Start Raw records
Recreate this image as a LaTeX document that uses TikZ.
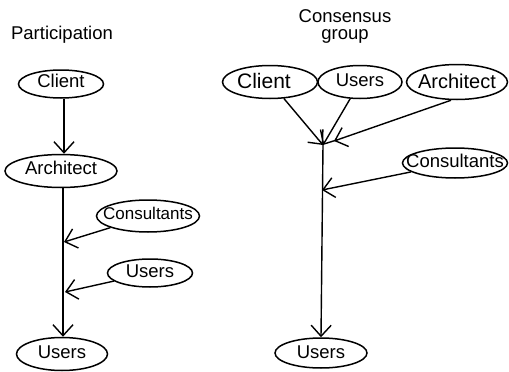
\documentclass[tikz,border=0pt]{standalone}
\usepackage{fontspec}
\setmainfont{Liberation Sans}
\usetikzlibrary{shapes.geometric,arrows.meta}

\begin{document}
\begin{tikzpicture}[x=1pt,y=-1pt,
    ruolo/.style={ellipse,draw,line width=1.5pt,inner sep=0pt},
    freccia/.style={line width=1.4pt,-{Straight Barb[length=11pt,width=20pt]}},
    titolo/.style={align=center,inner sep=0pt}]
  \fontsize{18.5}{17}\selectfont
  \useasboundingbox (0,0) rectangle (509,372);

  % ---- titoli --------------------------------------------------------------
  \node[titolo] (tP) at (62,35) {Participation};
  \node[titolo] (tC) at (345,26) {Consensus\\group};

  % ---- partecipazione ------------------------------------------------------
  \node[ruolo,minimum width=85,minimum height=28,label={[yshift=3pt]center:Client}]      (pCli) at (61,84)   {};
  \node[ruolo,minimum width=112,minimum height=33,label={[yshift=3pt]center:Architect}]  (pArc) at (61,171)  {};
  \node[ruolo,minimum width=103,minimum height=32,label={[yshift=3pt,font=\fontsize{17}{17}\selectfont]center:Consultants}] (pCon) at (148,216) {};
  \node[ruolo,minimum width=85,minimum height=28,label={[yshift=2pt]center:Users}]       (pUse) at (150,273) {};
  \node[ruolo,minimum width=91,minimum height=33,label={[yshift=2pt]center:Users}]       (pUsr) at (62,354)  {};

  \coordinate (m1) at (64,242);
  \coordinate (m2) at (65,292);

  \draw[freccia] ([xshift=3pt]pCli.south) -- ([xshift=3pt]pArc.north);
  \draw[freccia] ([xshift=2pt]pArc.south) -- ([xshift=1pt]pUsr.north);
  \draw[freccia] (pCon) -- (m1);
  \draw[freccia] (pUse) -- (m2);

  % ---- gruppo di consenso --------------------------------------------------
  \node[ruolo,minimum width=95,minimum height=33,label={[xshift=-6pt,yshift=1pt,font=\fontsize{21}{21}\selectfont]center:Client}] (cCli) at (270,82) {};
  \node[ruolo,minimum width=84,minimum height=33,label={[yshift=2pt]center:Users}]        (cUse) at (360,82)  {};
  \node[ruolo,minimum width=101,minimum height=35,label={[yshift=1pt,font=\fontsize{20}{20}\selectfont]center:Architect}] (cArc) at (457,82)  {};
  \node[ruolo,minimum width=105,minimum height=30,label={[yshift=2pt]center:Consultants}]  (cCon) at (455,163) {};
  \node[ruolo,minimum width=92,minimum height=30,label={[yshift=1pt]center:Users}]        (cUsr) at (321,353) {};

  \coordinate (k)  at (323,145);
  \coordinate (k2) at (334,141);
  \coordinate (k3) at (322,190);

  \draw[freccia] (cCli) -- (k);
  \draw[freccia] (cUse) -- (k);
  \draw[freccia] ([xshift=-6pt]cArc.south) -- (k2);
  \draw[freccia] (cCon) -- (k3);
  \draw[freccia] (k) -- (cUsr.north);
\end{tikzpicture}
\end{document}
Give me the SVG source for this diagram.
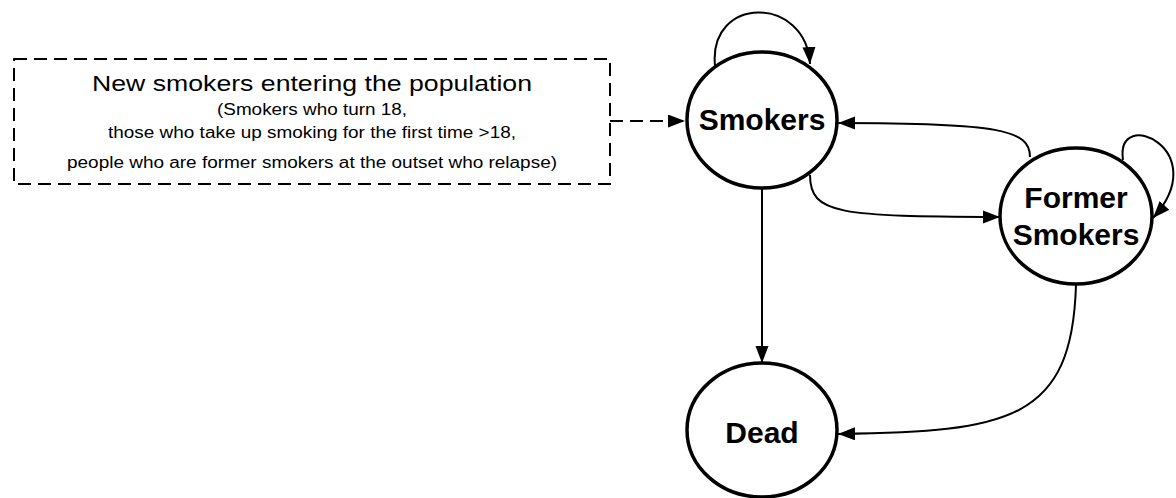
<svg xmlns="http://www.w3.org/2000/svg" width="1176" height="498" viewBox="0 0 1176 498">
<style>
.node{fill:#fff;stroke:#000;stroke-width:3.5}
.lbl{font-family:"Liberation Sans",Arial,sans-serif;font-weight:bold;font-size:30px;text-anchor:middle;fill:#000}
.edge{fill:none;stroke:#000;stroke-width:2}
.dash{fill:none;stroke:#000;stroke-width:2;stroke-dasharray:13 7}
.bt{font-family:"Liberation Sans",Arial,sans-serif;text-anchor:middle;fill:#000}
</style>
<defs>
<marker id="arr" markerUnits="userSpaceOnUse" markerWidth="18" markerHeight="14" refX="17" refY="6.5" orient="auto">
<path d="M0,0 L17,6.5 L0,13 Z" fill="#000"/>
</marker>
</defs>
<rect width="1176" height="498" fill="#fff"/>
<g id="connectors">
<path class="dash" d="M610,121 L685,121" marker-end="url(#arr)"/>
<path class="edge" d="M715,66 C708,-5 806,-5 810,64" marker-end="url(#arr)"/>
<path class="edge" d="M1030,157 C1030,130 1000,123 838,123" marker-end="url(#arr)"/>
<path class="edge" d="M810,175 C810,215 840,216 1000,217" marker-end="url(#arr)"/>
<path class="edge" d="M1123,160 C1115,105 1215,150 1153,218" marker-end="url(#arr)"/>
<path class="edge" d="M762,188 L762,363" marker-end="url(#arr)"/>
<path class="edge" d="M1076,285 C1072,420 1010,432 838,434" marker-end="url(#arr)"/>
</g>
<g id="new-smokers">
<rect x="14" y="59" width="596" height="125" class="dash"/>
<text class="bt" x="312" y="91" font-size="22" textLength="440" lengthAdjust="spacingAndGlyphs">New smokers entering the population</text>
<text class="bt" x="312" y="115" font-size="16" textLength="190" lengthAdjust="spacingAndGlyphs">(Smokers who turn 18,</text>
<text class="bt" x="312" y="138" font-size="16" textLength="408" lengthAdjust="spacingAndGlyphs">those who take up smoking for the first time &gt;18,</text>
<text class="bt" x="312" y="168" font-size="16" textLength="490" lengthAdjust="spacingAndGlyphs">people who are former smokers at the outset who relapse)</text>
</g>
<g id="smokers">
<ellipse class="node" cx="762" cy="120" rx="75" ry="68"/>
<text class="lbl" x="762" y="130">Smokers</text>
</g>
<g id="former-smokers">
<ellipse class="node" cx="1076" cy="216" rx="76" ry="68"/>
<text class="lbl" x="1076" y="208">Former</text>
<text class="lbl" x="1076" y="245">Smokers</text>
</g>
<g id="dead">
<ellipse class="node" cx="762" cy="430" rx="75" ry="67"/>
<text class="lbl" x="762" y="443">Dead</text>
</g>
</svg>
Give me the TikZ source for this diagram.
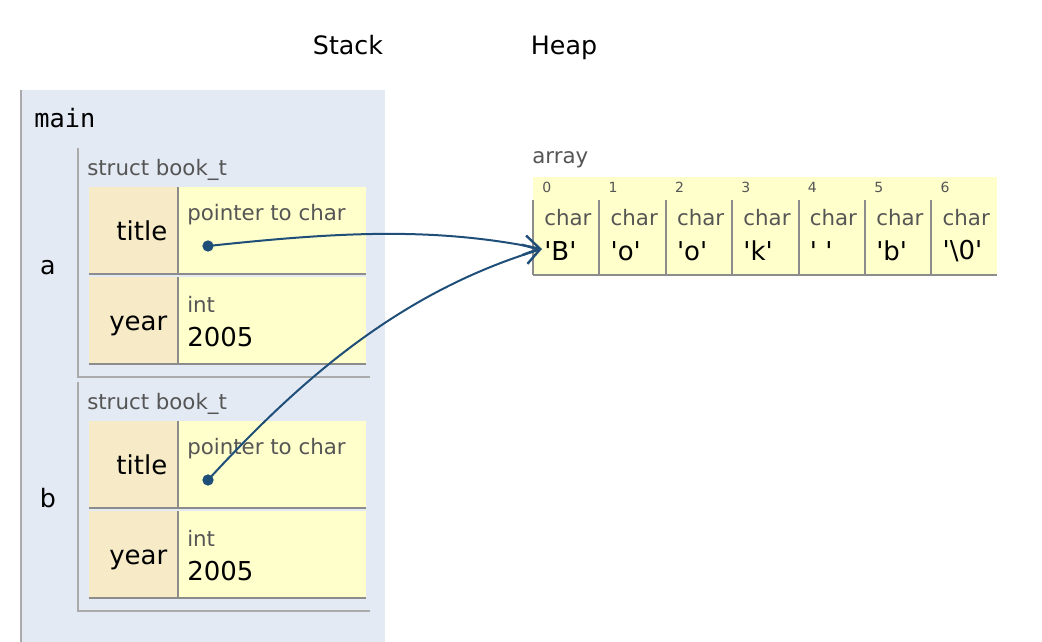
End Raw records
• Task brief
For the data above, state how many lines contain "diagram"; the number is the whole answer.

• Expected answer
2